À la suite des émeutes et des mutineries qui ont secoué le pays ces derniers mois, un Conseil consultatif sur les réformes politiques a été mis en place. Professeur en sciences politiques à Ouagadougou, Augustin Loada revient sur sa vocation.
Après plus de quatre mois de contestations sociales, le gouvernement burkinabé a convoqué un Conseil consultatif sur les réformes politiques (CCRP) réunissant des représentants du pouvoir, de la société civile et d'une partie de l’opposition - ses principaux partis ayant décidé de bouder l’invitation. Objectif : réfléchir aux réformes politiques à mettre en place “pour une meilleure gouvernance” du pays.

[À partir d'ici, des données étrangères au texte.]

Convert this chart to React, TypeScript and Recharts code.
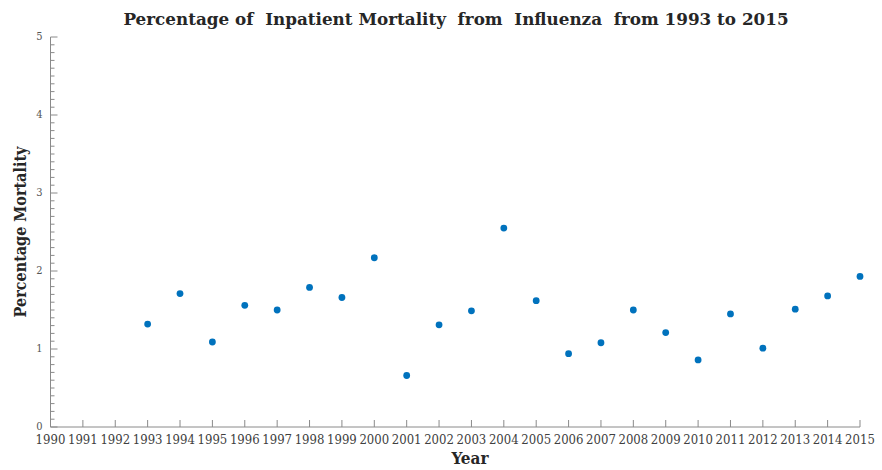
import React from "react";
import { ScatterChart, Scatter, XAxis, YAxis, Customized } from "recharts";

const years = [1993, 1994, 1995, 1996, 1997, 1998, 1999, 2000, 2001, 2002, 2003, 2004, 2005, 2006, 2007, 2008, 2009, 2010, 2011, 2012, 2013, 2014, 2015];
const mortality = [1.32, 1.71, 1.09, 1.56, 1.50, 1.79, 1.66, 2.17, 0.66, 1.31, 1.49, 2.55, 1.62, 0.94, 1.08, 1.50, 1.21, 0.86, 1.45, 1.01, 1.51, 1.68, 1.93];
const xTicks = [1990, 1991, 1992, 1993, 1994, 1995, 1996, 1997, 1998, 1999, 2000, 2001, 2002, 2003, 2004, 2005, 2006, 2007, 2008, 2009, 2010, 2011, 2012, 2013, 2014, 2015];
const yMajorTicks = [0, 1, 2, 3, 4, 5];
const yMinorTicks = Array.from({ length: 51 }, (_, i) => Math.round(i) / 10);

const data = years.map((y, i) => ({ year: y, value: mortality[i] }));

const AXIS = "#8a8a8a";
const SERIF_C = "'DejaVu Serif Condensed', 'DejaVu Serif', serif";
const SERIF = "'DejaVu Serif', serif";

const XTick = (props: any) => {
  const { x, y, payload } = props;
  return (
    <g>
      <line x1={x} y1={y} x2={x} y2={y - 7} stroke={AXIS} strokeWidth={1} />
      <text x={x} y={y + 16.5} textAnchor="middle" fontSize={13} fontFamily={SERIF_C} fill="#404040">
        {payload.value}
      </text>
    </g>
  );
};

const YTick = (props: any) => {
  const { x, y, payload } = props;
  const v = payload.value;
  const major = yMajorTicks.includes(v);
  return (
    <g>
      <line x1={x} y1={y} x2={x + (major ? 7 : 4)} y2={y} stroke={AXIS} strokeWidth={1} />
      {major && (
        <text x={x - 8} y={y + 3} textAnchor="end" fontSize={11} fontFamily={SERIF_C} fill="#555555">
          {v}
        </text>
      )}
    </g>
  );
};

const Dot = (props: any) => <circle cx={props.cx} cy={props.cy} r={3.4} fill="#0072BD" />;

const Titles = () => (
  <g>
    <text x={456} y={25} textAnchor="middle" fontSize={16.8} fontWeight="bold" fontFamily={SERIF} fill="#262626" style={{ whiteSpace: "pre" }}>
      {"Percentage of  Inpatient Mortality  from  Influenza  from 1993 to 2015"}
    </text>
    <text x={470} y={464} textAnchor="middle" fontSize={17} fontWeight="bold" fontFamily={SERIF_C} fill="#262626">
      Year
    </text>
    <text x={26} y={232} textAnchor="middle" fontSize={16} fontWeight="bold" fontFamily={SERIF_C} fill="#262626" transform="rotate(-90 26 232)">
      Percentage Mortality
    </text>
  </g>
);

export default function App() {
  return (
    <div style={{ position: "absolute", left: 0, top: 0, background: "#fff" }}>
      <ScatterChart width={882} height={470} margin={{ top: 37, right: 22, bottom: 12, left: 10.5 }}>
        <XAxis
          type="number"
          dataKey="year"
          domain={[1990, 2015]}
          ticks={xTicks}
          interval={0}
          tickSize={0}
          tickMargin={0}
          tick={<XTick />}
          axisLine={{ stroke: AXIS }}
          height={31}
        />
        <YAxis
          type="number"
          dataKey="value"
          domain={[0, 5]}
          ticks={yMinorTicks}
          interval={0}
          tickSize={0}
          tickMargin={0}
          tick={<YTick />}
          axisLine={{ stroke: AXIS }}
          width={40}
        />
        <Scatter data={data} shape={<Dot />} isAnimationActive={false} />
        <Customized component={<Titles />} />
      </ScatterChart>
    </div>
  );
}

Au Burkina, certains s'interrogent cependant sur la véritable vocation de ce CCRP : s'agit-il d'une réelle volonté d’instaurer une "meilleure gouvernance" dans le pays, ou bien d'une manœuvre destinée à réintroduire un mandat illimité pour le chef de l’État ? Dans leurs conclusions qu'ils rendront le 14 juillet, les membres de l'instance devront en effet se prononcer, notamment, sur la nécessité - ou non - de modifier l’article 37 de la Constitution introduit en 2000 pour tenter d'appaiser le soulèvement populaire né de l’assassinat du journaliste Norbert Zongo, en 1998. Pour l'heure, cet article limite à deux le nombre de mandats que peut exercer le président de la république et interdit à Blaise Compaoré, au pouvoir depuis 24 ans, qui a été réélu en 2005 puis en 2010, de se représenter à la présidentielle de 2015.

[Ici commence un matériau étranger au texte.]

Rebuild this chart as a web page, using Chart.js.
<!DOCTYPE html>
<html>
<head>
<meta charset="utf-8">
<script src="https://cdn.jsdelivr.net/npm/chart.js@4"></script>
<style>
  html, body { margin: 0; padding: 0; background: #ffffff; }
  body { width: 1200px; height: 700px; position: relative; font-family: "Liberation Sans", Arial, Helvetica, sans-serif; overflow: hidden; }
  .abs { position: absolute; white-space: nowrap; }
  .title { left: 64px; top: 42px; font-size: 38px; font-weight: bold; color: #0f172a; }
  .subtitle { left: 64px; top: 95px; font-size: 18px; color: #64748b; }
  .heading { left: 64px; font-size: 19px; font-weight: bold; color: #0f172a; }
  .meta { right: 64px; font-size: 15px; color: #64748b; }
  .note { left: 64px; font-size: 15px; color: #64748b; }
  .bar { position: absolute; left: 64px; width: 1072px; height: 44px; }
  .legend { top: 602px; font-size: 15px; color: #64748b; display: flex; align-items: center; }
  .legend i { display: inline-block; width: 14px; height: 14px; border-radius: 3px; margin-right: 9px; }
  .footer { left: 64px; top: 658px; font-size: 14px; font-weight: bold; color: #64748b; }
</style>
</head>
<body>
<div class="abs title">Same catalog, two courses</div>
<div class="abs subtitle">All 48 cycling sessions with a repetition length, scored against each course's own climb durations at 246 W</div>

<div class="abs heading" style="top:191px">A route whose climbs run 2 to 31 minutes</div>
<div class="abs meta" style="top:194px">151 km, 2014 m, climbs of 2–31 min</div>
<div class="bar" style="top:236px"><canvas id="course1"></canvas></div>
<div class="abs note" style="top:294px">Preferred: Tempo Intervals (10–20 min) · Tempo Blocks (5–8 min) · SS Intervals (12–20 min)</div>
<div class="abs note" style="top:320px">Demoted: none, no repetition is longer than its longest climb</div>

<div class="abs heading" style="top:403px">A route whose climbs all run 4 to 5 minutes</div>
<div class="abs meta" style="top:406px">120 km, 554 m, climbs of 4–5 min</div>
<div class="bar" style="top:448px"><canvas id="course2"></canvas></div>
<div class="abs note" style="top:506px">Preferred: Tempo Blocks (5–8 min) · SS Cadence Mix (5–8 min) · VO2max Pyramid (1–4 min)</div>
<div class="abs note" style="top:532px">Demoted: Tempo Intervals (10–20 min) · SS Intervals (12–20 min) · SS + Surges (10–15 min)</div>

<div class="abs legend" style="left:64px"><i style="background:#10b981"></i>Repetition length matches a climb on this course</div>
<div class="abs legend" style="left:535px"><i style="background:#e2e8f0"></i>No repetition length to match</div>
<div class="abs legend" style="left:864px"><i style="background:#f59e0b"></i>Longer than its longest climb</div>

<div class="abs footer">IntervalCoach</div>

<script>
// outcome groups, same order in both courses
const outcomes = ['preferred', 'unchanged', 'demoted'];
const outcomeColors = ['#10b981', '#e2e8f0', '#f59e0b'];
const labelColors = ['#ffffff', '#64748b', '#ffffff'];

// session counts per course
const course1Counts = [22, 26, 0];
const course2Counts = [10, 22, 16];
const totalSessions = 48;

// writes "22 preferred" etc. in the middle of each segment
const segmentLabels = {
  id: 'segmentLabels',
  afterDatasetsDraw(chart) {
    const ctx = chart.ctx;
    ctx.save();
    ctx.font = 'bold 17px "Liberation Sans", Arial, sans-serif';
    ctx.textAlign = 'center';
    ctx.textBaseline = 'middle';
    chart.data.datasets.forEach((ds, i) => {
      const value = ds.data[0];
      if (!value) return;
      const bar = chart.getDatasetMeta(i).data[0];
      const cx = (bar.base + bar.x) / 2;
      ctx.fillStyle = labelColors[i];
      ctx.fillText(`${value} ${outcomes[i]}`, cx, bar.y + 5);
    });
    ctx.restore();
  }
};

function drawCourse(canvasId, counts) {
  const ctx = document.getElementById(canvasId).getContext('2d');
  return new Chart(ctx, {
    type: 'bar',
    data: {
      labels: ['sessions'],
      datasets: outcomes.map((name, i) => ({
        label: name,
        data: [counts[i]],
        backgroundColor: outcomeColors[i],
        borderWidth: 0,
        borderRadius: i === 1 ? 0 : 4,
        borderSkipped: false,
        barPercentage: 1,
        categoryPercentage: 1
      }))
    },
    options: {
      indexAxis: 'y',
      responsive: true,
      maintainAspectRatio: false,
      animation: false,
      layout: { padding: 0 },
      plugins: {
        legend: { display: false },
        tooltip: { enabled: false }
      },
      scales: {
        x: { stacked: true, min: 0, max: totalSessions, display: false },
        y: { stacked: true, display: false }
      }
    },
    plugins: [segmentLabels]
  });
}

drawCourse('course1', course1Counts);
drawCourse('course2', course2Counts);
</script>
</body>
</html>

Augustin Loada, professeur en sciences politiques à l’Université de Ouagadougou et directeur exécutif du Centre pour la gouvernance démocratique (CGD), fait partie des personnes ressources du Conseil consultatif sur les réformes politiques au Burkina Faso. Il analyse pour
FRANCE 24 l’opportunité de la tenue de ces assises nationales.

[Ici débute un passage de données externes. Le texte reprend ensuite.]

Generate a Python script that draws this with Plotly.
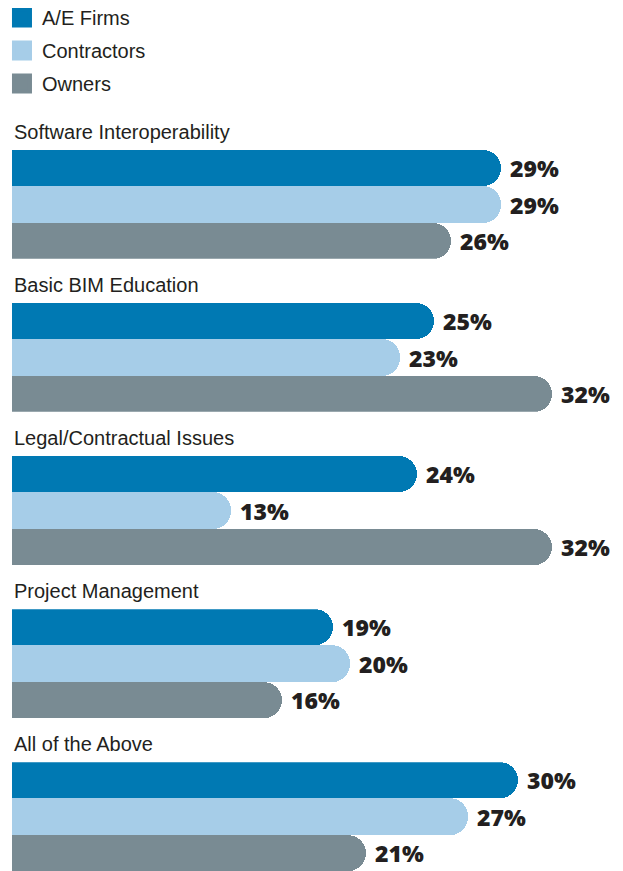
import plotly.graph_objects as go
from plotly.subplots import make_subplots

CATEGORIES = [
    "Software Interoperability",
    "Basic BIM Education",
    "Legal/Contractual Issues",
    "Project Management",
    "All of the Above",
]
SERIES = ["A/E Firms", "Contractors", "Owners"]
AE_FIRMS = [29, 25, 24, 19, 30]
CONTRACTORS = [29, 23, 13, 20, 27]
OWNERS = [26, 32, 32, 16, 21]

COLORS = ["#0079b3", "#a6cde8", "#798b93"]
TEXT = "#231f20"
LABEL_FONT = "Liberation Sans, Arial, sans-serif"
VALUE_FONT = "Open Sans, Lato, Roboto, sans-serif"

values = [AE_FIRMS, CONTRACTORS, OWNERS]

fig = make_subplots(rows=len(CATEGORIES), cols=1, shared_xaxes=True,
                    vertical_spacing=0.0614)

for r, cat in enumerate(CATEGORIES, start=1):
    for s, name in enumerate(SERIES):
        fig.add_trace(
            go.Bar(
                x=[values[s][r - 1]],
                y=[name],
                orientation="h",
                marker=dict(color=COLORS[s], line=dict(width=0), cornerradius=18),
                texttemplate="\u00a0%{x}%",
                textposition="outside",
                constraintext="none",
                cliponaxis=False,
                textfont=dict(family=VALUE_FONT, size=23, color=TEXT, weight=800),
                showlegend=False,
                hoverinfo="skip",
            ),
            row=r, col=1,
        )
    fig.update_yaxes(autorange="reversed", visible=False, row=r, col=1)
    yref = "y domain" if r == 1 else f"y{r} domain"
    fig.add_annotation(
        text=cat, xref="paper", x=0, xanchor="left",
        yref=yref, y=1, yanchor="middle", yshift=18,
        showarrow=False, font=dict(family=LABEL_FONT, size=20, color=TEXT),
    )

# legend entries
for s, name in enumerate(SERIES):
    fig.add_trace(go.Scatter(
        x=[None], y=[None], mode="markers", name=name,
        marker=dict(symbol="square", size=16, color=COLORS[s],
                    line=dict(color=COLORS[s], width=4)),
        legendgroup=name, showlegend=True,
    ))

fig.update_xaxes(range=[0, 36.2], visible=False)
# page body adds an 8px margin, so the figure is 8px smaller than the window
fig.update_layout(
    width=615, height=863,
    margin=dict(l=4, r=0, t=142, b=0, autoexpand=False),
    bargap=0,
    plot_bgcolor="#fff",
    paper_bgcolor="#fff",
    legend=dict(
        xref="paper", yref="paper", x=-0.0164, y=1.2108,
        xanchor="left", yanchor="top",
        font=dict(family=LABEL_FONT, size=20, color=TEXT),
        tracegroupgap=4, itemsizing="trace",
        bgcolor="rgba(0,0,0,0)",
    ),
)

fig.write_html("out.html")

FRANCE 24 : Pourquoi engager aujourd'hui des réformes politiques au Burkina Faso ?
Augustin Loada : Le pays traverse une crise de gouvernance. Cela s’est traduit par des revendications corporatives ces derniers mois. Des élèves, des étudiants, des policiers et des militaires sont descendus dans la rue pour faire entendre leur voix. Aujourd’hui, les gouvernants semblent chercher à apporter des réponses à toutes les demandes formulées lors des manifestations. Les participants aux travaux du Conseil consultatif ont déjà pu se mettre d’accord sur certaines réformes intéressantes pour la bonne gouvernance du pays, notamment en ce qui concerne l’équilibrage du pouvoir au sein des institutions.
Mais les principaux partis de l’opposition ont boycotté ces concertations...
A.L. : Parce qu’il règne au Burkina Faso une méfiance entre le pouvoir, l’opposition et la société civile. Toutefois, les participants au Conseil consultatif ont opté pour une méthode de travail capable de satisfaire tout le monde : le consensus. Tout se décide par consensus. Dès lors qu’une partie présente s’oppose à une réforme envisagée, cette dernière est rejetée.
Les partisans du chef de l'État sollicitent également une modification de l’article 37 de la Constitution pour permettre à Blaise Compaoré de briguer un nouveau mandat en 2015.
Pourquoi maintenant ?
A.L. : Le débat n'est pas nouveau. Le pouvoir a toujours cherché des fenêtres d’opportunité pour remettre cette question sur la table [en 1997, le Burkina Faso avait déjà supprimé dans la Constitution la limitation du nombre de mandats présidentiels avant d’y revenir en 2000, NDLR]. Mais, plus le président Compaoré attend que les esprits se calment, plus il sera difficile pour lui de réviser l’article 37 de la Constitution. Le contexte régional et national dans lequel évolue le Burkina ne joue plus en sa faveur et l’instabilité du pays a battu en brèche son image d’homme-providence.